An Animal Problem

One of our math club leaders gave out this problem as the final problem of math club for the year. I had never seen it before, and after she handed it out, a number of math teachers were in a tizzy about finding the solution. So instead of planning for classes, we enjoyed working on this problem. But we got it! HUZZAH!

Here’s the problem:
In how many ways, counting ties, can eight horses cross the finishing line?

So we fully understand the problem, let me list all possibilities for three horses: Adam, Beatrice, and Candy. No, wait, those are better names for unicorns:

1st: A   2nd: B   3rd: C

1st: B   2nd: A   3rd: C

1st: A   2nd: C   3rd: B

1st: C   2nd: A   3rd: B

1st: B   2nd: C   3rd: A

1st: C   2nd: B   3rd: A

1st: AB (tie)   2nd: C

1st: AC (tie)   2nd: B

1st: BC (tie)    2nd: A

1st: A   2nd: BC (tie)

1st: B   2nd: AC (tie)

1st: C   2nd: BC (tie)

1st: ABC (tie)

That comes out to 13 different ways these horses unicorns can finish the race.

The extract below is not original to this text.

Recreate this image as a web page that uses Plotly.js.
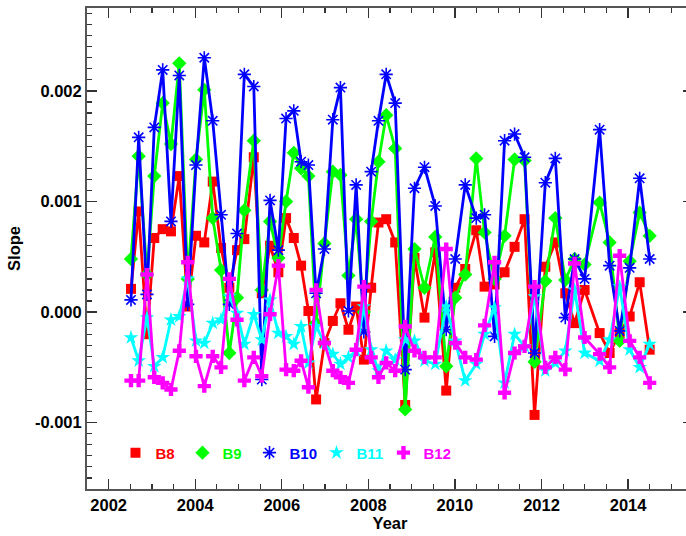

That’s the answer for 3 unicorns. What’s the answer for 8 unicorns?

(FYI: If you want to know if you’re on the right track… I have 541 for 5 unicorns…)

6 comments

  1. What a good problem! I’d be interested to hear if you got a closed form for the sequence, I only got a recurrence relation.

    I got 541 as well and then googled the sequence. It has a Wikipedia page that I’m trying to avoid reading, at least for a day or two.

  2. I figured pretty much immediately on an explicit formula in terms of Stirling numbers (specifically, that it’s the sum of numbers of the form k!S(n,k), where S(n,k) is the Stirling number of the second kind). Since I didn’t see anywhere easy to take that, I got lazy and put 1,3,13 into OEIS and got sequence A000670. Probably most of what’s knowable about these numbers is there.

  3. Michael, a shorter approach is to figure out how to re-use the previous numbers in the list. Then, if you have the list up to 7 horses, it’s only a few computations to get the number for 8 horses. You can get up to 20 without too much tedium then.

    I count 21 things in your list, and I think you need 22 (partition numbers, A000041 — that’s an A-number I know by heart, which I find a bit frightening!) … can I figure out which one you missed? AB,CD,EF,GH maybe? That seems to have 2520 possibilities, so I think I found it.

    Maybe a better way to sort the partition numbers is biggest first, like
    8
    7 1
    6 2
    6 1 1
    5 3
    5 2 1
    5 1 1 1
    and so on. I find I’m less likely to skip one if I sort them that way (and if I list them with numbers like that instead of using the letters), but that may be just me.

    1. Josh, thanks for the reply. I tried to go with a recursive approach first, but ran into a wall. Hence the semi-brute force approach. I’ll tinker with that some more to see what I can come up with. Thanks for finding the one I missed!